* Written instruction: Quote from the first line below through the line that contains "fig = plt.figure(figsize=(11.68, 6.56), dpi=100)", both included, and leave the pictures out.

* Information provided:
========

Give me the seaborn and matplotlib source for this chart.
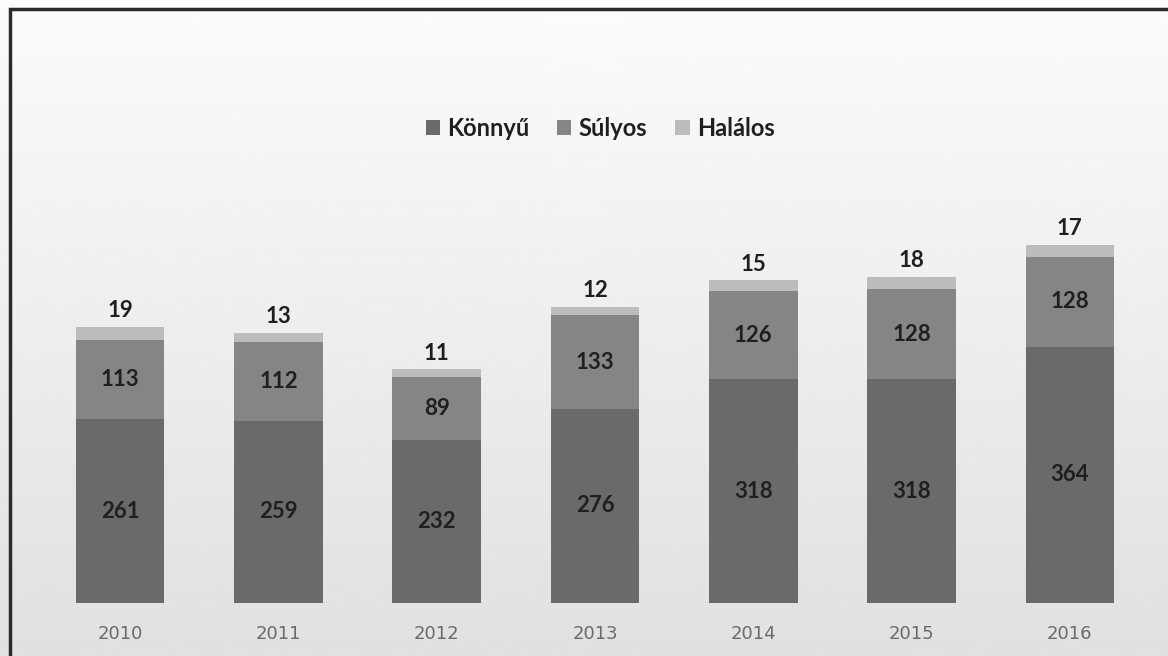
import numpy as np
import pandas as pd
import matplotlib
matplotlib.use("Agg")
import matplotlib.pyplot as plt
import seaborn as sns
from matplotlib.patches import Patch, Rectangle

years = ["2010", "2011", "2012", "2013", "2014", "2015", "2016"]
konnyu = [261, 259, 232, 276, 318, 318, 364]
sulyos = [113, 112, 89, 133, 126, 128, 128]
halalos = [19, 13, 11, 12, 15, 18, 17]
series_names = ["Könnyű", "Súlyos", "Halálos"]
colors = ["#6a6a6a", "#858585", "#bcbcbc"]

df = pd.DataFrame({"year": years, "Könnyű": konnyu, "Súlyos": sulyos, "Halálos": halalos})
df["ks"] = df["Könnyű"] + df["Súlyos"]
df["total"] = df["ks"] + df["Halálos"]

sns.set_theme(style="white")
plt.rcParams["font.family"] = ["Lato", "DejaVu Sans"]

fig = plt.figure(figsize=(11.68, 6.56), dpi=100)

# background gradient
bg = fig.add_axes([0, 0, 1, 1], zorder=-10)
grad = np.linspace(0.985, 0.88, 256).reshape(-1, 1)
bg.imshow(grad, aspect="auto", cmap="gray", vmin=0, vmax=1, extent=[0, 1, 0, 1])
bg.set_axis_off()
bg.add_patch(Rectangle((10 / 1168, -0.05), 1.2, 1 - 9 / 656 + 0.05, fill=False,
                       edgecolor="#2a2a2a", linewidth=2.5, transform=bg.transAxes))
bg.set_xlim(0, 1)
bg.set_ylim(0, 1)

ax = fig.add_axes([41 / 1168, 53 / 656, 1108 / 1168, 403 / 656])
ax.patch.set_alpha(0)

width = 0.56
bar_kw = dict(width=width, saturation=1, linewidth=0, edgecolor="none", ax=ax)
sns.barplot(data=df, x="year", y="total", color=colors[2], **bar_kw)
sns.barplot(data=df, x="year", y="ks", color=colors[1], **bar_kw)
sns.barplot(data=df, x="year", y="Könnyű", color=colors[0], **bar_kw)

ax.set_ylim(0, 573)
ax.set_xlim(-0.5, len(years) - 0.5)
for s in ax.spines.values():
    s.set_visible(False)
ax.set_yticks([])
ax.set_xlabel("")
ax.set_ylabel("")
ax.tick_params(axis="x", length=0, pad=16, labelsize=13, labelcolor="#6a6a6a")
for t in ax.get_xticklabels():
    t.set_family("DejaVu Sans")

lab_kw = dict(ha="center", va="center", fontsize=16, fontweight="bold", color="#1f1f1f")
for i in range(len(years)):
    ax.text(i, df["Könnyű"][i] / 2, str(df["Könnyű"][i]), **lab_kw)
    ax.text(i, df["Könnyű"][i] + df["Súlyos"][i] / 2, str(df["Súlyos"][i]), **lab_kw)
    ax.text(i, df["total"][i] + 8, str(df["Halálos"][i]), ha="center", va="bottom",
            fontsize=16, fontweight="bold", color="#1f1f1f")

handles = [Patch(facecolor=c, edgecolor="none") for c in colors]
fig.legend(handles, series_names, loc="center", bbox_to_anchor=(600 / 1168, 1 - 128 / 656),
           ncol=3, frameon=False, handlelength=0.6, handleheight=0.6, handletextpad=0.3,
           columnspacing=1.2, prop={"size": 17, "weight": "bold"}, labelcolor="#1f1f1f")

fig.savefig("out.png", dpi=100)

========

* Problem solution:
Give me the seaborn and matplotlib source for this chart.
import numpy as np
import pandas as pd
import matplotlib
matplotlib.use("Agg")
import matplotlib.pyplot as plt
import seaborn as sns
from matplotlib.patches import Patch, Rectangle

years = ["2010", "2011", "2012", "2013", "2014", "2015", "2016"]
konnyu = [261, 259, 232, 276, 318, 318, 364]
sulyos = [113, 112, 89, 133, 126, 128, 128]
halalos = [19, 13, 11, 12, 15, 18, 17]
series_names = ["Könnyű", "Súlyos", "Halálos"]
colors = ["#6a6a6a", "#858585", "#bcbcbc"]

df = pd.DataFrame({"year": years, "Könnyű": konnyu, "Súlyos": sulyos, "Halálos": halalos})
df["ks"] = df["Könnyű"] + df["Súlyos"]
df["total"] = df["ks"] + df["Halálos"]

sns.set_theme(style="white")
plt.rcParams["font.family"] = ["Lato", "DejaVu Sans"]

fig = plt.figure(figsize=(11.68, 6.56), dpi=100)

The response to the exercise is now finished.